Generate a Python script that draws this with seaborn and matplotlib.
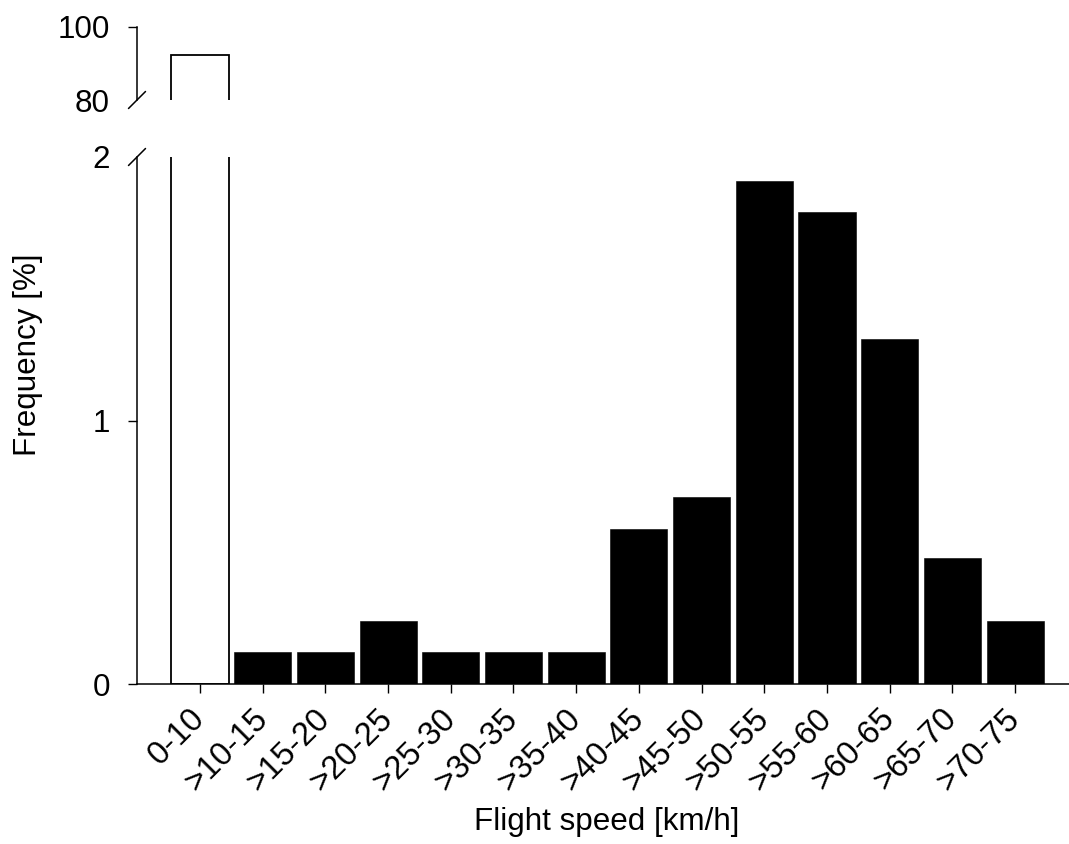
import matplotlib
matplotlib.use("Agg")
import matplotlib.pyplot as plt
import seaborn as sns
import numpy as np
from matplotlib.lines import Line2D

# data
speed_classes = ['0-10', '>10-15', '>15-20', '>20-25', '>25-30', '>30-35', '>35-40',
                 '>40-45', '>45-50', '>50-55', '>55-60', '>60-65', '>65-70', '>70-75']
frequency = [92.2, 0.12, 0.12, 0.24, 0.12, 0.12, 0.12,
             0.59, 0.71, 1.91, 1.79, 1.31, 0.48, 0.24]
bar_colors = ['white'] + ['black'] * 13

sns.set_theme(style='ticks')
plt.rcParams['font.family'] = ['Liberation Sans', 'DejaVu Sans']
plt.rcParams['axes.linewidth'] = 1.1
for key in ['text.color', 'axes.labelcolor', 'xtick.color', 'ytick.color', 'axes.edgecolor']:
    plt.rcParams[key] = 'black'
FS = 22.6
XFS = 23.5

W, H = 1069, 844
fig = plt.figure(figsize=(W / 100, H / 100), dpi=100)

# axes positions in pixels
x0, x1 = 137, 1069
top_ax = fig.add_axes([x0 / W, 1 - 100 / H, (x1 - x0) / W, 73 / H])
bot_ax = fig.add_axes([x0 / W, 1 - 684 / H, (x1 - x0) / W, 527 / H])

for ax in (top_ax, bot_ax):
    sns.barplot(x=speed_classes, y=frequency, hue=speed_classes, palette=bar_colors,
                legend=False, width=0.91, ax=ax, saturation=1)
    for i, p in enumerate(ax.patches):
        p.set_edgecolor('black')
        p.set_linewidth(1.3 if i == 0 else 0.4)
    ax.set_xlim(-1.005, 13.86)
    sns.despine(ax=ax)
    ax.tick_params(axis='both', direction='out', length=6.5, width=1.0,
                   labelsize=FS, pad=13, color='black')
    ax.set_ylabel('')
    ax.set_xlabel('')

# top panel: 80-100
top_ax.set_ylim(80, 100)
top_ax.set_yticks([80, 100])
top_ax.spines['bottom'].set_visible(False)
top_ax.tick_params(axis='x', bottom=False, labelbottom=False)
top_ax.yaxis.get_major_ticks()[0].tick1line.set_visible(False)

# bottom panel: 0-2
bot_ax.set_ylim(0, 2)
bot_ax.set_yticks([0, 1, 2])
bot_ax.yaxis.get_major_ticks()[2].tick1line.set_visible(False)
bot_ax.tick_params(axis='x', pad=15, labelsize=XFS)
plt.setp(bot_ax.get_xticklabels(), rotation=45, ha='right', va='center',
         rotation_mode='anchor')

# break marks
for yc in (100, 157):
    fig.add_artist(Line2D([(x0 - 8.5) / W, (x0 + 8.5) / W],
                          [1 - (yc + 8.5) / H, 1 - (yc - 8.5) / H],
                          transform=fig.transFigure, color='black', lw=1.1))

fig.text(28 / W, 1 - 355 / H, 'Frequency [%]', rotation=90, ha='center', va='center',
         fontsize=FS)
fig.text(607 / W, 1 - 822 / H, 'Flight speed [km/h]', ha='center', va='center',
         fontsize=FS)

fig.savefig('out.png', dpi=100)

------------------------------------

== AIM ==
Leave out the pictures and print every line of the data exactly.

== FULL SOLUTION ==
Generate a Python script that draws this with seaborn and matplotlib.
import matplotlib
matplotlib.use("Agg")
import matplotlib.pyplot as plt
import seaborn as sns
import numpy as np
from matplotlib.lines import Line2D

# data
speed_classes = ['0-10', '>10-15', '>15-20', '>20-25', '>25-30', '>30-35', '>35-40',
                 '>40-45', '>45-50', '>50-55', '>55-60', '>60-65', '>65-70', '>70-75']
frequency = [92.2, 0.12, 0.12, 0.24, 0.12, 0.12, 0.12,
             0.59, 0.71, 1.91, 1.79, 1.31, 0.48, 0.24]
bar_colors = ['white'] + ['black'] * 13

sns.set_theme(style='ticks')
plt.rcParams['font.family'] = ['Liberation Sans', 'DejaVu Sans']
plt.rcParams['axes.linewidth'] = 1.1
for key in ['text.color', 'axes.labelcolor', 'xtick.color', 'ytick.color', 'axes.edgecolor']:
    plt.rcParams[key] = 'black'
FS = 22.6
XFS = 23.5

W, H = 1069, 844
fig = plt.figure(figsize=(W / 100, H / 100), dpi=100)

# axes positions in pixels
x0, x1 = 137, 1069
top_ax = fig.add_axes([x0 / W, 1 - 100 / H, (x1 - x0) / W, 73 / H])
bot_ax = fig.add_axes([x0 / W, 1 - 684 / H, (x1 - x0) / W, 527 / H])

for ax in (top_ax, bot_ax):
    sns.barplot(x=speed_classes, y=frequency, hue=speed_classes, palette=bar_colors,
                legend=False, width=0.91, ax=ax, saturation=1)
    for i, p in enumerate(ax.patches):
        p.set_edgecolor('black')
        p.set_linewidth(1.3 if i == 0 else 0.4)
    ax.set_xlim(-1.005, 13.86)
    sns.despine(ax=ax)
    ax.tick_params(axis='both', direction='out', length=6.5, width=1.0,
                   labelsize=FS, pad=13, color='black')
    ax.set_ylabel('')
    ax.set_xlabel('')

# top panel: 80-100
top_ax.set_ylim(80, 100)
top_ax.set_yticks([80, 100])
top_ax.spines['bottom'].set_visible(False)
top_ax.tick_params(axis='x', bottom=False, labelbottom=False)
top_ax.yaxis.get_major_ticks()[0].tick1line.set_visible(False)

# bottom panel: 0-2
bot_ax.set_ylim(0, 2)
bot_ax.set_yticks([0, 1, 2])
bot_ax.yaxis.get_major_ticks()[2].tick1line.set_visible(False)
bot_ax.tick_params(axis='x', pad=15, labelsize=XFS)
plt.setp(bot_ax.get_xticklabels(), rotation=45, ha='right', va='center',
         rotation_mode='anchor')

# break marks
for yc in (100, 157):
    fig.add_artist(Line2D([(x0 - 8.5) / W, (x0 + 8.5) / W],
                          [1 - (yc + 8.5) / H, 1 - (yc - 8.5) / H],
                          transform=fig.transFigure, color='black', lw=1.1))

fig.text(28 / W, 1 - 355 / H, 'Frequency [%]', rotation=90, ha='center', va='center',
         fontsize=FS)
fig.text(607 / W, 1 - 822 / H, 'Flight speed [km/h]', ha='center', va='center',
         fontsize=FS)

fig.savefig('out.png', dpi=100)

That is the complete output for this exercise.